Records:
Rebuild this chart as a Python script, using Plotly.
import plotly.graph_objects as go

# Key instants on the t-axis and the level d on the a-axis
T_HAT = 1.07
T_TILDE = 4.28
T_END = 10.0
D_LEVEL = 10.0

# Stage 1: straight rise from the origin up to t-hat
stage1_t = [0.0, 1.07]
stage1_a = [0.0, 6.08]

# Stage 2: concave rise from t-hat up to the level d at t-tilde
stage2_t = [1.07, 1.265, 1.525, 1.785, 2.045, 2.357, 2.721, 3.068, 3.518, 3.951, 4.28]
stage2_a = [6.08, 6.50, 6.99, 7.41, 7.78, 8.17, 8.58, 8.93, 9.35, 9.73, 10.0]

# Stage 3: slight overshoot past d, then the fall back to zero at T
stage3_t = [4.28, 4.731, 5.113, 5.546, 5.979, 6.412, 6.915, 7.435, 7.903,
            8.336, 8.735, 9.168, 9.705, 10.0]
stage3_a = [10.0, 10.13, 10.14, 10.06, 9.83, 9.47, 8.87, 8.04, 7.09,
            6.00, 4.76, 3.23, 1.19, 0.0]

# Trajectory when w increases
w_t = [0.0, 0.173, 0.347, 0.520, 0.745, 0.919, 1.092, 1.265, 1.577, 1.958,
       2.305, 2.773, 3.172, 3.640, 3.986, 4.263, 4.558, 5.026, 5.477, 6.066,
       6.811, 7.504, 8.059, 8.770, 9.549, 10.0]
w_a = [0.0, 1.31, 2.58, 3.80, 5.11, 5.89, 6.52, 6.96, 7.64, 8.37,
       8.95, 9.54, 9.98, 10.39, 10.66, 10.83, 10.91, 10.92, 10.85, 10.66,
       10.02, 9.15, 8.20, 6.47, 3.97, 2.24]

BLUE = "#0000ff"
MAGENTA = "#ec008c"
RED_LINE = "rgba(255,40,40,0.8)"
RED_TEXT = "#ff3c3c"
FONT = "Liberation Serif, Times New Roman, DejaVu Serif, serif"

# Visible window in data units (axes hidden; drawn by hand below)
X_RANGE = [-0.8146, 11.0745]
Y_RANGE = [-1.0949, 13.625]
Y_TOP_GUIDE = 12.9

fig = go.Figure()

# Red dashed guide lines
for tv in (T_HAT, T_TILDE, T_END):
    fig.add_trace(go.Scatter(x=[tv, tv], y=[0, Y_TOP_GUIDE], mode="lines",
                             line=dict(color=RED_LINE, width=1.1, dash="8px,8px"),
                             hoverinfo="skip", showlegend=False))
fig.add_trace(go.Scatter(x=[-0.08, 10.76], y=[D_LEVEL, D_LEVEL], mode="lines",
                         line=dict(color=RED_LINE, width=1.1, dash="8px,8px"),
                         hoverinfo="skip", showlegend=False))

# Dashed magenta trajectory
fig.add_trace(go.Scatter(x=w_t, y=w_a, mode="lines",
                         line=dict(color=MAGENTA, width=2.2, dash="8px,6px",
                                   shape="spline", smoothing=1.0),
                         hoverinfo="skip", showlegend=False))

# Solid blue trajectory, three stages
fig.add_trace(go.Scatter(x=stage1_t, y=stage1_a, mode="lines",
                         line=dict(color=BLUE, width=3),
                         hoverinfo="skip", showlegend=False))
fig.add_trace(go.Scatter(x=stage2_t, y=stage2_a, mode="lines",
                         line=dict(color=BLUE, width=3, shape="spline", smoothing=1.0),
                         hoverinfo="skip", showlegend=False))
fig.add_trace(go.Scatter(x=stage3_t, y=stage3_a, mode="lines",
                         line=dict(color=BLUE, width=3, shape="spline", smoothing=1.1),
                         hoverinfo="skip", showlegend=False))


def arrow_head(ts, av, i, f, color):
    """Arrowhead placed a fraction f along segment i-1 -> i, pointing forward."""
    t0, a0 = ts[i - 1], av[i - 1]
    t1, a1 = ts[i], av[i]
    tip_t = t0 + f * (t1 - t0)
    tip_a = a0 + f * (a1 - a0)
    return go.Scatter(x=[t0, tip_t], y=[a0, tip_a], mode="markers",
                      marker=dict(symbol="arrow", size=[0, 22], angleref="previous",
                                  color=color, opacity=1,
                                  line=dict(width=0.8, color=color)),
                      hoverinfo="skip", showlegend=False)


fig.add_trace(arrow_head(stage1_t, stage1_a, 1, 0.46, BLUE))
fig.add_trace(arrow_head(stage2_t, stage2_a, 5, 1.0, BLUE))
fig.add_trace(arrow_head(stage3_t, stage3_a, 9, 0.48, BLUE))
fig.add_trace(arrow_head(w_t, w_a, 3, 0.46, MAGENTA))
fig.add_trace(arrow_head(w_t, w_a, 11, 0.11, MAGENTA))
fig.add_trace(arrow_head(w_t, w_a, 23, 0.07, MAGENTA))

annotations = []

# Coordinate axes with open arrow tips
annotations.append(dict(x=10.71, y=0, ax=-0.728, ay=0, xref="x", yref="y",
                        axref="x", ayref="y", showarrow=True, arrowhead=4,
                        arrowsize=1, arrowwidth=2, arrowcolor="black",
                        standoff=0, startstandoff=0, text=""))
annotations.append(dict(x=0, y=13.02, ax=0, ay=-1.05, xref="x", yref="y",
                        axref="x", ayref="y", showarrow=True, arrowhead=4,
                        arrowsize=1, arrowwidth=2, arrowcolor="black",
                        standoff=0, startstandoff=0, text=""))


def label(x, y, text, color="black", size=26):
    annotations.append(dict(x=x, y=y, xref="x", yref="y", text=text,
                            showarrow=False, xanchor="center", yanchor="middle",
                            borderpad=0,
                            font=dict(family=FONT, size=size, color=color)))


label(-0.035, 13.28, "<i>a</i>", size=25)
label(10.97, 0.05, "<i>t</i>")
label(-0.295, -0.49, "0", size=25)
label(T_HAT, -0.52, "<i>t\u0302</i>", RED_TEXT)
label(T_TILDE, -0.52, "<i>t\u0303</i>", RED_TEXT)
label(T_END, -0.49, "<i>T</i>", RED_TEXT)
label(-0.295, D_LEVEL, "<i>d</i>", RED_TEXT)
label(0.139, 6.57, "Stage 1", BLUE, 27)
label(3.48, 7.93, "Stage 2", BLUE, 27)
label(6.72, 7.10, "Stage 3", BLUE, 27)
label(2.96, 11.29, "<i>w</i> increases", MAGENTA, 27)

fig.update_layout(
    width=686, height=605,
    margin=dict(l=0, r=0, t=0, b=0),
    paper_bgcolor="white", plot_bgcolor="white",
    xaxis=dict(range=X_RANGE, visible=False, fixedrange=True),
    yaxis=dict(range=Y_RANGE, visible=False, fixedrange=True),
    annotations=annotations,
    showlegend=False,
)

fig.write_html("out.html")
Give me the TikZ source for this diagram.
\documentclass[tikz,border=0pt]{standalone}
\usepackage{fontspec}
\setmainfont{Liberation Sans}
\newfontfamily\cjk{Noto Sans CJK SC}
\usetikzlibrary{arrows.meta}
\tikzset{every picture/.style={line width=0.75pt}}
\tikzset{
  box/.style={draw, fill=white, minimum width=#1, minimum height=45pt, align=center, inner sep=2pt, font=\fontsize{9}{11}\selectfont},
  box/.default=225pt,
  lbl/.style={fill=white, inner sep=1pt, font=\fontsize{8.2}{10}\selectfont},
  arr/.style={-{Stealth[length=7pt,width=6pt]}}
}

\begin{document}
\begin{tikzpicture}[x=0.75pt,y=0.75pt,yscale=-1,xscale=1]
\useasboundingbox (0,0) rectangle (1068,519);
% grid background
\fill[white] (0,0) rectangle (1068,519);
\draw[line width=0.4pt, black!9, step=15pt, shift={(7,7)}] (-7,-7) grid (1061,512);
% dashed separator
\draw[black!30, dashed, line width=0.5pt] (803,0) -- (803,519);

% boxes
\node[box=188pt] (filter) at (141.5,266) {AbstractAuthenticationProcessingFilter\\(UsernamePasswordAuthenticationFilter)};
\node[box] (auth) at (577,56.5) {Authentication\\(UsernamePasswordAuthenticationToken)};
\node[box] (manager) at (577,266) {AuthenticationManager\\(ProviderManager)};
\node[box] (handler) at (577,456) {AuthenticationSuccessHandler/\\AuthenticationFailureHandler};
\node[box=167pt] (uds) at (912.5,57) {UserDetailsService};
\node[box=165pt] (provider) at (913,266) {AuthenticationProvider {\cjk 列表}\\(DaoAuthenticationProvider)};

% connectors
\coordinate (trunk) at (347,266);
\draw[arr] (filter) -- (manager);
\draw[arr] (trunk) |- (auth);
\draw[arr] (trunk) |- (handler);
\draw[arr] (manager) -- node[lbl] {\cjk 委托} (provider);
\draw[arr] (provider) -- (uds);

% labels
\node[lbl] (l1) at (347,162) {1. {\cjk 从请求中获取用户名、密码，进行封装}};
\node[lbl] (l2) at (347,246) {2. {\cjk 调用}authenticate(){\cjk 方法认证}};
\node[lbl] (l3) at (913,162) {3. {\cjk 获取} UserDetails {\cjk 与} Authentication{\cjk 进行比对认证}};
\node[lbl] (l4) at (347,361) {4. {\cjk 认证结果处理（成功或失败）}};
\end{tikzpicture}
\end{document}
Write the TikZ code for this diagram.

**WORK REQUIRED:**
Up to and including the line with "stage1_a = [0.0, 6.08]", print every line of the records from the start.

**RESPONSE TO THIS TASK:**
Rebuild this chart as a Python script, using Plotly.
import plotly.graph_objects as go

# Key instants on the t-axis and the level d on the a-axis
T_HAT = 1.07
T_TILDE = 4.28
T_END = 10.0
D_LEVEL = 10.0

# Stage 1: straight rise from the origin up to t-hat
stage1_t = [0.0, 1.07]
stage1_a = [0.0, 6.08]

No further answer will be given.